In this case, the order of invocations of sideeffectfunc() is arbitrary anyhow. SQLite has never made any guarantees about the order of evaluation in this case. The sideeffectfunc() calls might be in x order or not, depending on available indexes, table statistics, which version of SQLite is running, and so forth.

Notice that I added another table into the outer FROM clause to make it a join. Otherwise, the restriction described by post 062d576715d277c8 above would apply and the ORDER BY would be retained.

(27) By Richard Hipp (drh) on 2021-07-16 22:51:30 in reply to 1 [link] [source]

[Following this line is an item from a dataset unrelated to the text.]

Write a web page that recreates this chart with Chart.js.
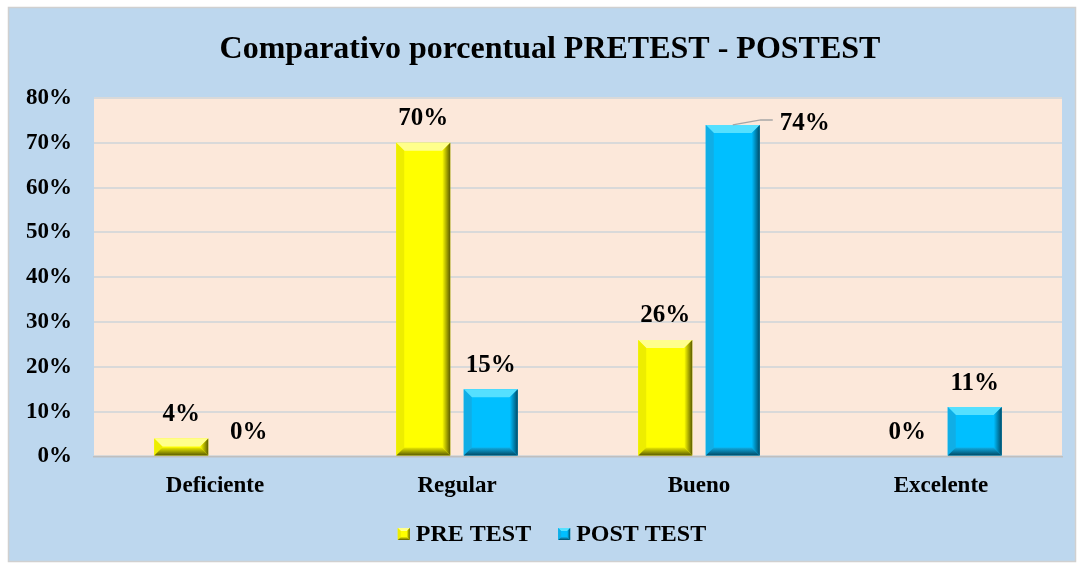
<!DOCTYPE html>
<html>
<head>
<meta charset="utf-8">
<script src="https://cdn.jsdelivr.net/npm/chart.js@4.4.1/dist/chart.umd.min.js"></script>
<style>
  html, body { margin: 0; padding: 0; background: #fff; }
  canvas { display: block; }
</style>
</head>
<body>
<canvas id="grafico" width="1081" height="564"></canvas>
<script>
// datos del grafico
const categorias = ['Deficiente', 'Regular', 'Bueno', 'Excelente'];
const preTest = [4, 70, 26, 0];
const postTest = [0, 15, 74, 11];
const nombres = ['PRE TEST', 'POST TEST'];
const yTicks = [0, 10, 20, 30, 40, 50, 60, 70, 80];

const colores = ['#FFFF00', '#00BFFF'];
const claro = ['#FFFF8C', '#55E0FF'];
const oscuro = ['#5C5C00', '#004A66'];
const lado = ['#EDED00', '#10AEE6'];
const fuente = '"Liberation Serif", "Times New Roman", serif';

// fondo azul con marco gris y area del grafico color durazno
const fondo = {
  id: 'fondo',
  afterLayout(chart) {
    // el titulo va centrado sobre todo el recuadro azul
    chart.titleBlock.left += 38;
  },
  beforeDraw(chart) {
    const { ctx, chartArea: a } = chart;
    ctx.save();
    ctx.fillStyle = '#ffffff';
    ctx.fillRect(0, 0, chart.width, chart.height);
    ctx.fillStyle = '#BDD7EE';
    ctx.fillRect(9, 8, 1066, 553);
    ctx.strokeStyle = '#d0d0d0';
    ctx.lineWidth = 1.5;
    ctx.strokeRect(8.5, 7.5, 1067, 554);
    ctx.fillStyle = '#FCE8DA';
    ctx.fillRect(a.left, a.top, a.right - a.left, a.bottom - a.top);
    ctx.restore();
  }
};

// biselado de barras
function bisel(ctx, x0, y0, x1, y1, i, b) {
  const h = y1 - y0;
  if (h < 1) return;
  const bv = Math.min(b, h / 2, (x1 - x0) / 2);
  ctx.fillStyle = claro[i];
  ctx.beginPath();
  ctx.moveTo(x0, y0); ctx.lineTo(x1, y0); ctx.lineTo(x1 - bv, y0 + bv); ctx.lineTo(x0 + bv, y0 + bv);
  ctx.fill();
  ctx.fillStyle = lado[i];
  ctx.beginPath();
  ctx.moveTo(x0, y0); ctx.lineTo(x0 + bv, y0 + bv); ctx.lineTo(x0 + bv, y1 - bv); ctx.lineTo(x0, y1);
  ctx.fill();
  const g = ctx.createLinearGradient(x1 - bv, 0, x1, 0);
  g.addColorStop(0, colores[i]);
  g.addColorStop(1, oscuro[i]);
  ctx.fillStyle = g;
  ctx.beginPath();
  ctx.moveTo(x1, y0); ctx.lineTo(x1, y1); ctx.lineTo(x1 - bv, y1 - bv); ctx.lineTo(x1 - bv, y0 + bv);
  ctx.fill();
  const g2 = ctx.createLinearGradient(0, y1 - bv, 0, y1);
  g2.addColorStop(0, lado[i]);
  g2.addColorStop(1, oscuro[i]);
  ctx.fillStyle = g2;
  ctx.beginPath();
  ctx.moveTo(x0, y1); ctx.lineTo(x1, y1); ctx.lineTo(x1 - bv, y1 - bv); ctx.lineTo(x0 + bv, y1 - bv);
  ctx.fill();
}

const biselado = {
  id: 'biselado',
  afterDatasetsDraw(chart) {
    const ctx = chart.ctx;
    ctx.save();
    chart.data.datasets.forEach((ds, i) => {
      chart.getDatasetMeta(i).data.forEach(bar => {
        const p = bar.getProps(['x', 'y', 'base', 'width'], true);
        bisel(ctx, p.x - p.width / 2, Math.min(p.y, p.base), p.x + p.width / 2, Math.max(p.y, p.base), i, 8);
      });
    });
    ctx.restore();
  }
};

// leyenda abajo, dibujada a mano
const leyenda = {
  id: 'leyenda',
  afterDraw(chart) {
    const ctx = chart.ctx;
    ctx.save();
    ctx.font = 'bold 24px ' + fuente;
    ctx.fillStyle = '#000';
    ctx.textBaseline = 'middle';
    ctx.textAlign = 'left';
    const anchos = chart.data.datasets.map(ds => ctx.measureText(ds.label).width);
    const total = anchos.reduce((s, w) => s + 18 + w, 0) + 27 * (anchos.length - 1);
    let x = (chart.width + 23) / 2 - total / 2;
    const y = chart.height - 30;
    chart.data.datasets.forEach((ds, i) => {
      ctx.fillStyle = colores[i];
      ctx.fillRect(x, y - 6, 12, 12);
      bisel(ctx, x, y - 6, x + 12, y + 6, i, 3);
      ctx.fillStyle = '#000';
      ctx.fillText(ds.label, x + 18, y + 1);
      x += 18 + anchos[i] + 27;
    });
    ctx.restore();
  }
};

// etiquetas de datos
const etiquetas = {
  id: 'etiquetas',
  afterDatasetsDraw(chart) {
    const ctx = chart.ctx;
    ctx.save();
    ctx.font = 'bold 25px ' + fuente;
    ctx.fillStyle = '#000';
    ctx.textAlign = 'center';
    ctx.textBaseline = 'middle';
    chart.data.datasets.forEach((ds, i) => {
      chart.getDatasetMeta(i).data.forEach((bar, j) => {
        const p = bar.getProps(['x', 'y'], true);
        const txt = ds.data[j] + '%';
        if (i === 1 && j === 2) {
          // etiqueta desplazada con linea guia
          ctx.strokeStyle = '#a6a6a6';
          ctx.lineWidth = 1.5;
          ctx.beginPath();
          ctx.moveTo(p.x, p.y);
          ctx.lineTo(p.x + 28, p.y - 5);
          ctx.lineTo(p.x + 40, p.y - 5);
          ctx.stroke();
          ctx.fillText(txt, p.x + 72, p.y - 1);
        } else {
          ctx.fillText(txt, p.x, p.y - 24);
        }
      });
    });
    ctx.restore();
  }
};

new Chart(document.getElementById('grafico'), {
  type: 'bar',
  data: {
    labels: categorias,
    datasets: [
      { label: nombres[0], data: preTest, backgroundColor: colores[0] },
      { label: nombres[1], data: postTest, backgroundColor: colores[1] }
    ]
  },
  options: {
    responsive: false,
    animation: false,
    devicePixelRatio: 1,
    categoryPercentage: 0.558,
    barPercentage: 0.8,
    layout: { padding: { left: 0, right: 19, top: 8, bottom: 48 } },
    plugins: {
      title: {
        display: true,
        text: 'Comparativo porcentual PRETEST - POSTEST',
        color: '#000',
        font: { family: fuente, size: 32, weight: 'bold' },
        padding: { top: 23, bottom: 28.6 }
      },
      legend: { display: false },
      tooltip: { enabled: false }
    },
    scales: {
      x: {
        grid: { display: false, drawTicks: false },
        border: { color: '#bfbfbf', width: 1.5 },
        ticks: {
          color: '#000',
          padding: 16,
          font: { family: fuente, size: 23, weight: 'bold' }
        }
      },
      y: {
        min: 0,
        max: 80,
        afterFit(scale) { scale.width = 94; },
        afterBuildTicks(scale) { scale.ticks = yTicks.map(v => ({ value: v })); },
        grid: { color: '#d9d9d9', lineWidth: 2, drawTicks: false },
        border: { display: false },
        ticks: {
          color: '#000',
          padding: 22,
          font: { family: fuente, size: 23, weight: 'bold' },
          callback: v => v + '%'
        }
      }
    }
  },
  plugins: [fondo, biselado, etiquetas, leyenda]
});
</script>
</body>
</html>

This optimization is now on trunk. The following description is intended to serve as archival documentation.

If a subquery in the FROM clause has an ORDER BY, that ORDER BY is omitted if all of the following conditions are also true:

There is no LIMIT clause in the subquery
The subquery was not one of the virtual subqueries added internally by SQLite for window-function processing
The subquery is not part of the FROM clause in an UPDATE-FROM statement
The outer query does not use any aggregate functions other than the built-in count(), min(), and/or max() functions.
Either the outer query has its own ORDER BY clause or else the subquery is one term of a join.
The omit-ORDER-BY optimization is not disabled by the SQLITE_TESTCTRL_OPTIMIZATION test-control.

The omit-ORDER-BY optimization can be disabled (item 6 above) using the following command in the CLI:

 .testctrl optimizations 0x40000

(28) By Simon Willison (simonw) on 2021-07-17 17:44:51 in reply to 27 [link] [source]

This is fantastic. Really like that set of rules for when this applies. Thank you for this!